● GIVEN REQUEST: Leaving the pictures aside, transcribe every line below exactly.

———

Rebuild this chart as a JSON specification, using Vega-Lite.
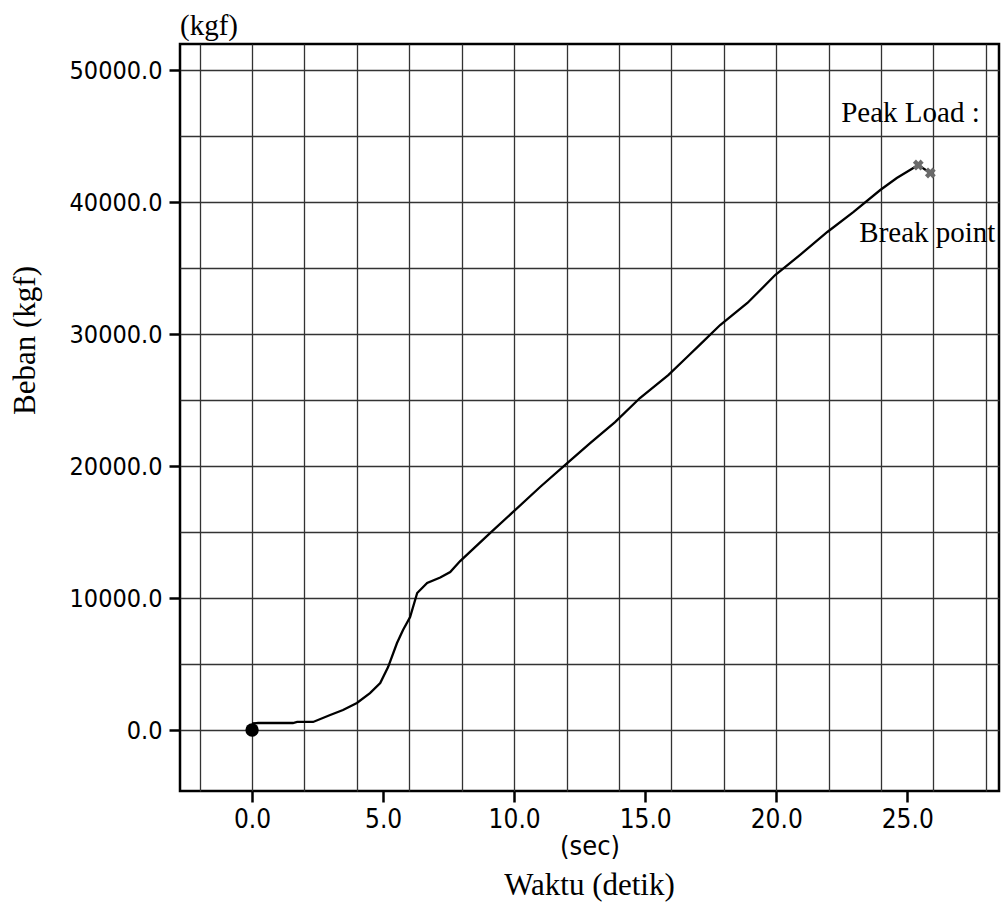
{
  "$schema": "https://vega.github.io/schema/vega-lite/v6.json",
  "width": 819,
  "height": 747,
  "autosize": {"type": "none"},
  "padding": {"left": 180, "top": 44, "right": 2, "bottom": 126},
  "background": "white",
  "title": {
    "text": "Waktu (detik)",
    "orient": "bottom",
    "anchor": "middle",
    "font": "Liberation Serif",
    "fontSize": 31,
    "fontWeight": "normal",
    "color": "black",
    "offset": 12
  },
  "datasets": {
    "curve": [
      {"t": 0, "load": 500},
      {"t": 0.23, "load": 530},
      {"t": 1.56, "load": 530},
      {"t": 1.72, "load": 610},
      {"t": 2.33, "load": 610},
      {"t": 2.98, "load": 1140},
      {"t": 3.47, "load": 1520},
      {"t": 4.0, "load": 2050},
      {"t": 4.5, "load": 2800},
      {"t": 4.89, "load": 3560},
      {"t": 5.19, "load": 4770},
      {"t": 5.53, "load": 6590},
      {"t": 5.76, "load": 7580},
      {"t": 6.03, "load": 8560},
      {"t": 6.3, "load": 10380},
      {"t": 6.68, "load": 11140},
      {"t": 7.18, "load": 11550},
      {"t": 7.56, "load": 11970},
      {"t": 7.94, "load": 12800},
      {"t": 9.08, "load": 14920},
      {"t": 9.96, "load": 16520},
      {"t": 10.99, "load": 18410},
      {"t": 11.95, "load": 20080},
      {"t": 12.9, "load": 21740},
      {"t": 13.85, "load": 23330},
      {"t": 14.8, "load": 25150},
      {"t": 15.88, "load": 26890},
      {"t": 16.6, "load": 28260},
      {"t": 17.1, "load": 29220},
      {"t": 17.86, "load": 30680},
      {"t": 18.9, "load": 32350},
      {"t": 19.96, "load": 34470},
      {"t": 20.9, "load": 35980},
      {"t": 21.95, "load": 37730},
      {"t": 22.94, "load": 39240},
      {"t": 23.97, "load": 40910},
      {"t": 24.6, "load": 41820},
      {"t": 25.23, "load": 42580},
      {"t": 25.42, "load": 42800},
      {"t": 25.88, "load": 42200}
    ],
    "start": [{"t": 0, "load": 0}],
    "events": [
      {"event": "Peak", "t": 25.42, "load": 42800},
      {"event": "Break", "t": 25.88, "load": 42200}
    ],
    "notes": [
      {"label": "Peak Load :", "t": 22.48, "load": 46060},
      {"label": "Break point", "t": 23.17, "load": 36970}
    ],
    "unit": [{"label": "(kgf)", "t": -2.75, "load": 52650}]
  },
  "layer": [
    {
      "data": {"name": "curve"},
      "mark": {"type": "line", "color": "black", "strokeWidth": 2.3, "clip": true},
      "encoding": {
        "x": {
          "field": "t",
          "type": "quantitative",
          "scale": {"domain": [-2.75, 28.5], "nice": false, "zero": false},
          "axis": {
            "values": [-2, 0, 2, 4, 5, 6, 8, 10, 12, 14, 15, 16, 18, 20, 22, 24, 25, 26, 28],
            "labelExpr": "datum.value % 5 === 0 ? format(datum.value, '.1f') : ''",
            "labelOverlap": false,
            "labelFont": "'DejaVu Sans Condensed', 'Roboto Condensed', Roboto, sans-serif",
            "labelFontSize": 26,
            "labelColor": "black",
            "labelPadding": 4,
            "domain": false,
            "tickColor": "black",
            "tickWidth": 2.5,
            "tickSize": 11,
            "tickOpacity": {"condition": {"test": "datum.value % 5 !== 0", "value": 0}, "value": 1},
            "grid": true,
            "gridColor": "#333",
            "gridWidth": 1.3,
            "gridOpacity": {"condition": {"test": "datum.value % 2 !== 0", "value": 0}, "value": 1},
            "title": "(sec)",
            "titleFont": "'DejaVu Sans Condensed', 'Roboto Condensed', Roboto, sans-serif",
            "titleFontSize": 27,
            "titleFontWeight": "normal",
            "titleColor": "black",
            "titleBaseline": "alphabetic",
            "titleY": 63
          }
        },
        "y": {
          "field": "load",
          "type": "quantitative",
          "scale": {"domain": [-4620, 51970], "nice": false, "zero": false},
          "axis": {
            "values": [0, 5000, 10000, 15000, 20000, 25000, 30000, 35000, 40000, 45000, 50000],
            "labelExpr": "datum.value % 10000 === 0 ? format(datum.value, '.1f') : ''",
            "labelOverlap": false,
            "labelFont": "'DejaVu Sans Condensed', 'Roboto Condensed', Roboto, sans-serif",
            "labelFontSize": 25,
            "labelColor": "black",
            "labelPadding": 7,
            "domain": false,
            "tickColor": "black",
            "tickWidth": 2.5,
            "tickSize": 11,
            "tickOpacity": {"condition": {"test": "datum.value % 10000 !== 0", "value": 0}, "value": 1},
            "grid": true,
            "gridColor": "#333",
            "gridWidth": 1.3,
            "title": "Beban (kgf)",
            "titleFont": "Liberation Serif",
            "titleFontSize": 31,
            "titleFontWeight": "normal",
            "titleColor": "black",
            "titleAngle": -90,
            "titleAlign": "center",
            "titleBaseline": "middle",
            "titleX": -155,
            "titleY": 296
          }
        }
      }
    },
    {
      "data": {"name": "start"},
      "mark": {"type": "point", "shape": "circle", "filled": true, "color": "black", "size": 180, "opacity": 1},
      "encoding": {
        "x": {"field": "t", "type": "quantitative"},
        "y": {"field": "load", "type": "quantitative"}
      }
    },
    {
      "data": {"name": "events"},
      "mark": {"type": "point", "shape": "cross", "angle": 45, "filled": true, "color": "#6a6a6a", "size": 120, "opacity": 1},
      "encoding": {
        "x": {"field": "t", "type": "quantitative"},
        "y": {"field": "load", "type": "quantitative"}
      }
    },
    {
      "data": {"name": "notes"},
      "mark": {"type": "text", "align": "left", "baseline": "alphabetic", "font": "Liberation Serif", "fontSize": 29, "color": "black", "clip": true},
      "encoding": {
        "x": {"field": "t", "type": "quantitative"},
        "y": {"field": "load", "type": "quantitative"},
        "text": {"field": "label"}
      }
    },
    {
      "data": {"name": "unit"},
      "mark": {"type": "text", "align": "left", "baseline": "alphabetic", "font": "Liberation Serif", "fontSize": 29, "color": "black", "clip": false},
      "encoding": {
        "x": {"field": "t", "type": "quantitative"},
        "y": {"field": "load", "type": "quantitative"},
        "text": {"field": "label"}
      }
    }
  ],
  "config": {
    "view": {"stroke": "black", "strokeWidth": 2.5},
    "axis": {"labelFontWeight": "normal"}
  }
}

———

● COMPLETED EXERCISE:
Rebuild this chart as a JSON specification, using Vega-Lite.
{
  "$schema": "https://vega.github.io/schema/vega-lite/v6.json",
  "width": 819,
  "height": 747,
  "autosize": {"type": "none"},
  "padding": {"left": 180, "top": 44, "right": 2, "bottom": 126},
  "background": "white",
  "title": {
    "text": "Waktu (detik)",
    "orient": "bottom",
    "anchor": "middle",
    "font": "Liberation Serif",
    "fontSize": 31,
    "fontWeight": "normal",
    "color": "black",
    "offset": 12
  },
  "datasets": {
    "curve": [
      {"t": 0, "load": 500},
      {"t": 0.23, "load": 530},
      {"t": 1.56, "load": 530},
      {"t": 1.72, "load": 610},
      {"t": 2.33, "load": 610},
      {"t": 2.98, "load": 1140},
      {"t": 3.47, "load": 1520},
      {"t": 4.0, "load": 2050},
      {"t": 4.5, "load": 2800},
      {"t": 4.89, "load": 3560},
      {"t": 5.19, "load": 4770},
      {"t": 5.53, "load": 6590},
      {"t": 5.76, "load": 7580},
      {"t": 6.03, "load": 8560},
      {"t": 6.3, "load": 10380},
      {"t": 6.68, "load": 11140},
      {"t": 7.18, "load": 11550},
      {"t": 7.56, "load": 11970},
      {"t": 7.94, "load": 12800},
      {"t": 9.08, "load": 14920},
      {"t": 9.96, "load": 16520},
      {"t": 10.99, "load": 18410},
      {"t": 11.95, "load": 20080},
      {"t": 12.9, "load": 21740},
      {"t": 13.85, "load": 23330},
      {"t": 14.8, "load": 25150},
      {"t": 15.88, "load": 26890},
      {"t": 16.6, "load": 28260},
      {"t": 17.1, "load": 29220},
      {"t": 17.86, "load": 30680},
      {"t": 18.9, "load": 32350},
      {"t": 19.96, "load": 34470},
      {"t": 20.9, "load": 35980},
      {"t": 21.95, "load": 37730},
      {"t": 22.94, "load": 39240},
      {"t": 23.97, "load": 40910},
      {"t": 24.6, "load": 41820},
      {"t": 25.23, "load": 42580},
      {"t": 25.42, "load": 42800},
      {"t": 25.88, "load": 42200}
    ],
    "start": [{"t": 0, "load": 0}],
    "events": [
      {"event": "Peak", "t": 25.42, "load": 42800},
      {"event": "Break", "t": 25.88, "load": 42200}
    ],
    "notes": [
      {"label": "Peak Load :", "t": 22.48, "load": 46060},
      {"label": "Break point", "t": 23.17, "load": 36970}
    ],
    "unit": [{"label": "(kgf)", "t": -2.75, "load": 52650}]
  },
  "layer": [
    {
      "data": {"name": "curve"},
      "mark": {"type": "line", "color": "black", "strokeWidth": 2.3, "clip": true},
      "encoding": {
        "x": {
          "field": "t",
          "type": "quantitative",
          "scale": {"domain": [-2.75, 28.5], "nice": false, "zero": false},
          "axis": {
            "values": [-2, 0, 2, 4, 5, 6, 8, 10, 12, 14, 15, 16, 18, 20, 22, 24, 25, 26, 28],
            "labelExpr": "datum.value % 5 === 0 ? format(datum.value, '.1f') : ''",
            "labelOverlap": false,
            "labelFont": "'DejaVu Sans Condensed', 'Roboto Condensed', Roboto, sans-serif",
            "labelFontSize": 26,
            "labelColor": "black",
            "labelPadding": 4,
            "domain": false,
            "tickColor": "black",
            "tickWidth": 2.5,
            "tickSize": 11,
            "tickOpacity": {"condition": {"test": "datum.value % 5 !== 0", "value": 0}, "value": 1},
            "grid": true,
            "gridColor": "#333",
            "gridWidth": 1.3,
            "gridOpacity": {"condition": {"test": "datum.value % 2 !== 0", "value": 0}, "value": 1},
            "title": "(sec)",
            "titleFont": "'DejaVu Sans Condensed', 'Roboto Condensed', Roboto, sans-serif",
            "titleFontSize": 27,
            "titleFontWeight": "normal",
            "titleColor": "black",
            "titleBaseline": "alphabetic",
            "titleY": 63
          }
        },
        "y": {
          "field": "load",
          "type": "quantitative",
          "scale": {"domain": [-4620, 51970], "nice": false, "zero": false},
          "axis": {
            "values": [0, 5000, 10000, 15000, 20000, 25000, 30000, 35000, 40000, 45000, 50000],
            "labelExpr": "datum.value % 10000 === 0 ? format(datum.value, '.1f') : ''",
            "labelOverlap": false,
            "labelFont": "'DejaVu Sans Condensed', 'Roboto Condensed', Roboto, sans-serif",
            "labelFontSize": 25,
            "labelColor": "black",
            "labelPadding": 7,
            "domain": false,
            "tickColor": "black",
            "tickWidth": 2.5,
            "tickSize": 11,
            "tickOpacity": {"condition": {"test": "datum.value % 10000 !== 0", "value": 0}, "value": 1},
            "grid": true,
            "gridColor": "#333",
            "gridWidth": 1.3,
            "title": "Beban (kgf)",
            "titleFont": "Liberation Serif",
            "titleFontSize": 31,
            "titleFontWeight": "normal",
            "titleColor": "black",
            "titleAngle": -90,
            "titleAlign": "center",
            "titleBaseline": "middle",
            "titleX": -155,
            "titleY": 296
          }
        }
      }
    },
    {
      "data": {"name": "start"},
      "mark": {"type": "point", "shape": "circle", "filled": true, "color": "black", "size": 180, "opacity": 1},
      "encoding": {
        "x": {"field": "t", "type": "quantitative"},
        "y": {"field": "load", "type": "quantitative"}
      }
    },
    {
      "data": {"name": "events"},
      "mark": {"type": "point", "shape": "cross", "angle": 45, "filled": true, "color": "#6a6a6a", "size": 120, "opacity": 1},
      "encoding": {
        "x": {"field": "t", "type": "quantitative"},
        "y": {"field": "load", "type": "quantitative"}
      }
    },
    {
      "data": {"name": "notes"},
      "mark": {"type": "text", "align": "left", "baseline": "alphabetic", "font": "Liberation Serif", "fontSize": 29, "color": "black", "clip": true},
      "encoding": {
        "x": {"field": "t", "type": "quantitative"},
        "y": {"field": "load", "type": "quantitative"},
        "text": {"field": "label"}
      }
    },
    {
      "data": {"name": "unit"},
      "mark": {"type": "text", "align": "left", "baseline": "alphabetic", "font": "Liberation Serif", "fontSize": 29, "color": "black", "clip": false},
      "encoding": {
        "x": {"field": "t", "type": "quantitative"},
        "y": {"field": "load", "type": "quantitative"},
        "text": {"field": "label"}
      }
    }
  ],
  "config": {
    "view": {"stroke": "black", "strokeWidth": 2.5},
    "axis": {"labelFontWeight": "normal"}
  }
}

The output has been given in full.